* **DIRECTIONS FOR THIS TASK**:
Quote from the first line below through the line that contains "False, False, False]", both included, and leave the pictures out.

## START AVAILABLE DATA

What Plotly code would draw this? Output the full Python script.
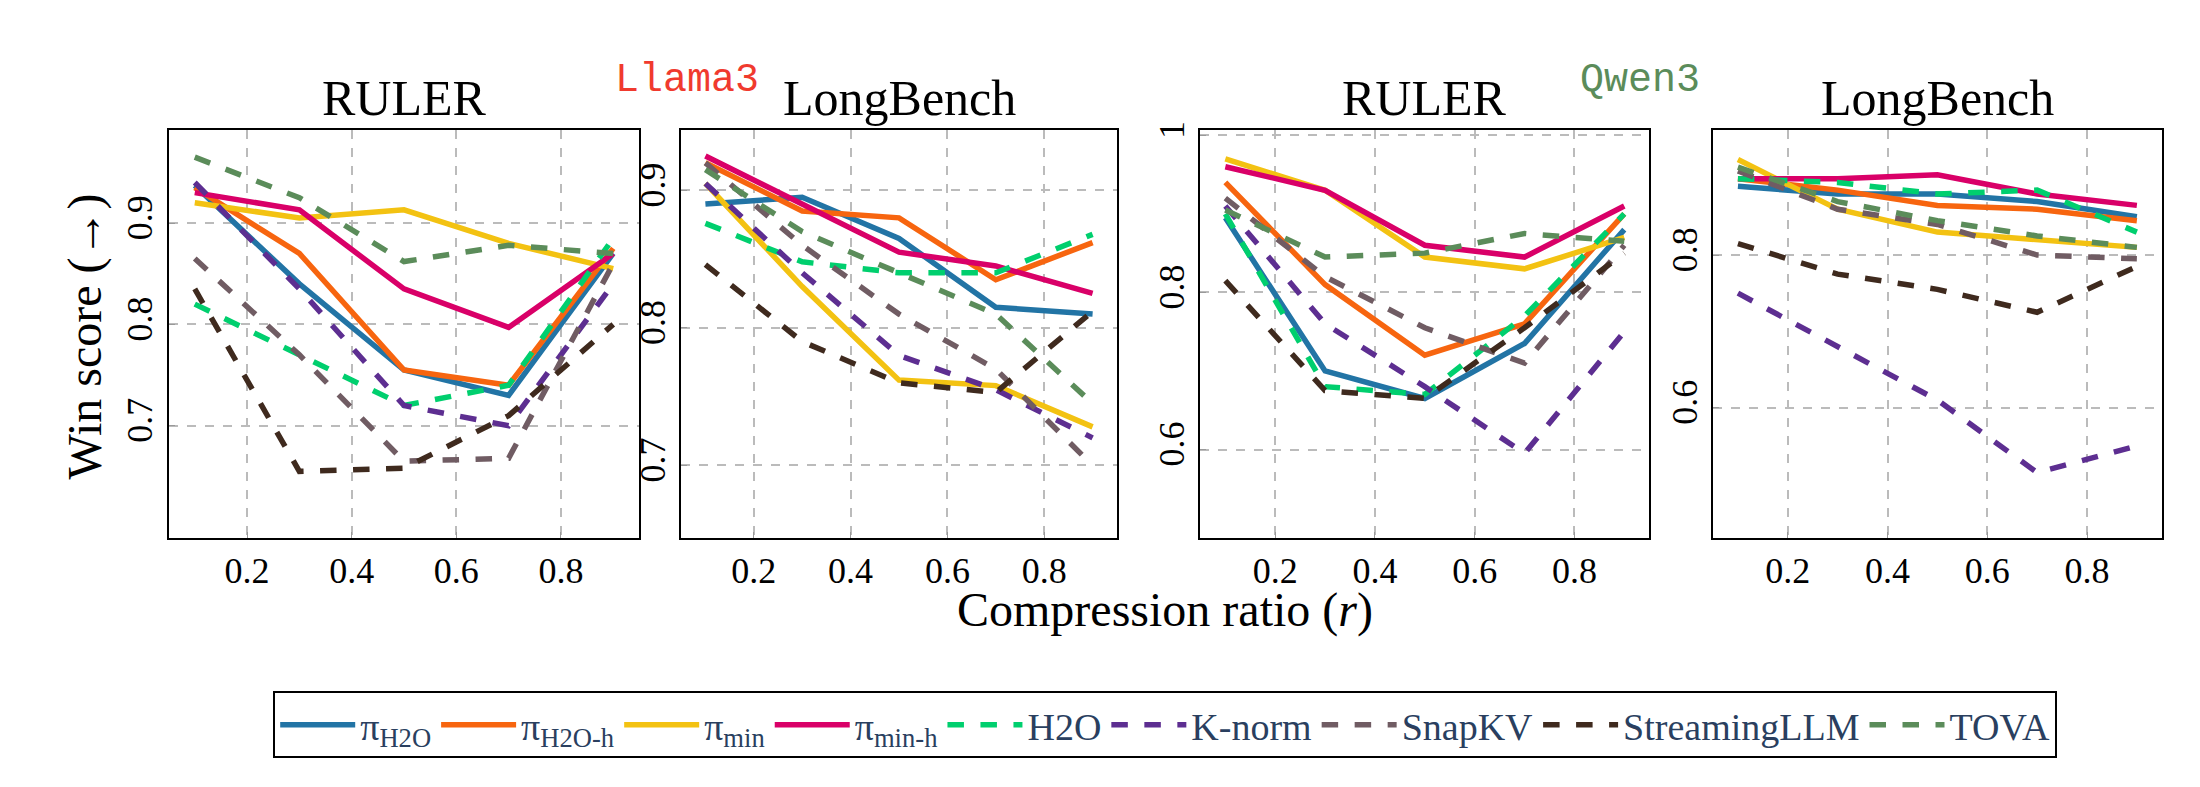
import plotly.graph_objects as go

ratios = [0.1, 0.3, 0.5, 0.7, 0.9]
methods = ["π<sub>H2O</sub>", "π<sub>H2O-h</sub>", "π<sub>min</sub>", "π<sub>min-h</sub>",
           "H2O", "K-norm", "SnapKV", "StreamingLLM", "TOVA"]
colors = ["#2274A5", "#F7650F", "#F3C212", "#D90068", "#00CF6E",
          "#5D2E91", "#705C63", "#3F2A1E", "#5B8C5A"]
solid = [True, True, True, True, False, False, False, False, False]

# one list per method, in the order of `methods`
llama_ruler = [
    [0.937, 0.84, 0.755, 0.73, 0.87],
    [0.935, 0.87, 0.755, 0.74, 0.875],
    [0.92, 0.905, 0.913, 0.88, 0.855],
    [0.93, 0.913, 0.835, 0.797, 0.87],
    [0.82, 0.77, 0.72, 0.74, 0.885],
    [0.94, 0.835, 0.72, 0.70, 0.84],
    [0.865, 0.77, 0.665, 0.668, 0.86],
    [0.835, 0.655, 0.658, 0.71, 0.80],
    [0.965, 0.925, 0.862, 0.878, 0.87],
]
llama_longbench = [
    [0.89, 0.895, 0.865, 0.815, 0.81],
    [0.92, 0.885, 0.88, 0.835, 0.862],
    [0.905, 0.83, 0.762, 0.758, 0.728],
    [0.925, 0.89, 0.855, 0.845, 0.825],
    [0.876, 0.848, 0.84, 0.84, 0.868],
    [0.905, 0.84, 0.78, 0.755, 0.72],
    [0.92, 0.86, 0.81, 0.77, 0.70],
    [0.846, 0.79, 0.76, 0.753, 0.812],
    [0.915, 0.87, 0.84, 0.81, 0.745],
]
qwen_ruler = [
    [0.895, 0.70, 0.665, 0.735, 0.88],
    [0.94, 0.81, 0.72, 0.76, 0.9],
    [0.97, 0.93, 0.845, 0.83, 0.87],
    [0.96, 0.93, 0.86, 0.845, 0.91],
    [0.9, 0.68, 0.67, 0.77, 0.9],
    [0.91, 0.76, 0.68, 0.595, 0.75],
    [0.92, 0.82, 0.755, 0.71, 0.86],
    [0.815, 0.675, 0.665, 0.755, 0.85],
    [0.905, 0.845, 0.85, 0.875, 0.865],
]
qwen_longbench = [
    [0.89, 0.88, 0.88, 0.87, 0.85],
    [0.9, 0.885, 0.865, 0.86, 0.845],
    [0.925, 0.86, 0.83, 0.82, 0.81],
    [0.9, 0.9, 0.905, 0.88, 0.865],
    [0.9, 0.895, 0.88, 0.885, 0.83],
    [0.75, 0.68, 0.61, 0.515, 0.55],
    [0.91, 0.86, 0.84, 0.80, 0.795],
    [0.815, 0.775, 0.755, 0.725, 0.785],
    [0.915, 0.87, 0.845, 0.825, 0.81],
]

panels = [llama_ruler, llama_longbench, qwen_ruler, qwen_longbench]
panel_titles = ["RULER", "LongBench", "RULER", "LongBench"]
domains = [[0.073, 0.287], [0.306, 0.504], [0.542, 0.746], [0.775, 0.979]]
yranges = [[0.589, 0.992], [0.647, 0.944], [0.487, 1.007], [0.429, 0.964]]
yticks = [[0.7, 0.8, 0.9], [0.7, 0.8, 0.9], [0.6, 0.8, 1.0], [0.6, 0.8]]
yticktext = [["0.7", "0.8", "0.9"], ["0.7", "0.8", "0.9"], ["0.6", "0.8", "1"], ["0.6", "0.8"]]

FONT = "Liberation Serif"
fig = go.Figure()

for p, data in enumerate(panels):
    ax = "" if p == 0 else str(p + 1)
    for m, vals in enumerate(data):
        fig.add_trace(go.Scatter(
            x=ratios, y=vals, mode="lines", name=methods[m],
            xaxis="x" + ax, yaxis="y" + ax, showlegend=(p == 0),
            line=dict(color=colors[m], width=5.5,
                      dash="solid" if solid[m] else "dash"),
        ))
    axis_common = dict(showline=True, mirror=True, linecolor="black", linewidth=2,
                       showgrid=True, gridcolor="#BBBBBB", griddash="dash", gridwidth=1.5,
                       zeroline=False, ticks="inside", ticklen=6, tickcolor="#999999",
                       tickfont=dict(family=FONT, size=36, color="black"))
    fig.layout["xaxis" + ax] = dict(axis_common, domain=domains[p], anchor="y" + ax,
                                   range=[0.05, 0.95], tickvals=[0.2, 0.4, 0.6, 0.8])
    fig.layout["yaxis" + ax] = dict(axis_common, domain=[0.33, 0.855], anchor="x" + ax,
                                   range=yranges[p], tickvals=yticks[p],
                                   ticktext=yticktext[p], tickangle=-90)
    fig.add_annotation(text=panel_titles[p], xref="paper", yref="paper",
                       x=sum(domains[p]) / 2, y=0.857, xanchor="center", yanchor="bottom",
                       showarrow=False, font=dict(family=FONT, size=50, color="black"))

fig.add_annotation(text="Llama3", xref="paper", yref="paper", x=0.275, y=0.95,
                   showarrow=False, font=dict(family="Liberation Mono", size=40, color="#F03A2E"))
fig.add_annotation(text="Qwen3", xref="paper", yref="paper", x=0.77, y=0.95,
                   showarrow=False, font=dict(family="Liberation Mono", size=40, color="#5B8C5A"))
fig.add_annotation(text="Compression ratio (<i>r</i>)", xref="paper", yref="paper",
                   x=0.526, y=0.2, showarrow=False,
                   font=dict(family=FONT, size=48, color="black"))
fig.add_annotation(text="Win score (→)", xref="paper", yref="paper", x=0.022, y=0.59,
                   textangle=-90, showarrow=False,
                   font=dict(family=FONT, size=48, color="black"))

fig.update_layout(
    width=2200, height=787, plot_bgcolor="white", paper_bgcolor="white",
    margin=dict(l=0, r=0, t=0, b=0),
    legend=dict(orientation="h", x=0.526, xanchor="center", y=0.09, yanchor="middle",
                bordercolor="black", borderwidth=2, font=dict(family=FONT, size=38),
                itemwidth=75, tracegroupgap=0),
)

fig.write_html("out.html")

## END AVAILABLE DATA

* **COMPLETE ANSWER**:
What Plotly code would draw this? Output the full Python script.
import plotly.graph_objects as go

ratios = [0.1, 0.3, 0.5, 0.7, 0.9]
methods = ["π<sub>H2O</sub>", "π<sub>H2O-h</sub>", "π<sub>min</sub>", "π<sub>min-h</sub>",
           "H2O", "K-norm", "SnapKV", "StreamingLLM", "TOVA"]
colors = ["#2274A5", "#F7650F", "#F3C212", "#D90068", "#00CF6E",
          "#5D2E91", "#705C63", "#3F2A1E", "#5B8C5A"]
solid = [True, True, True, True, False, False, False, False, False]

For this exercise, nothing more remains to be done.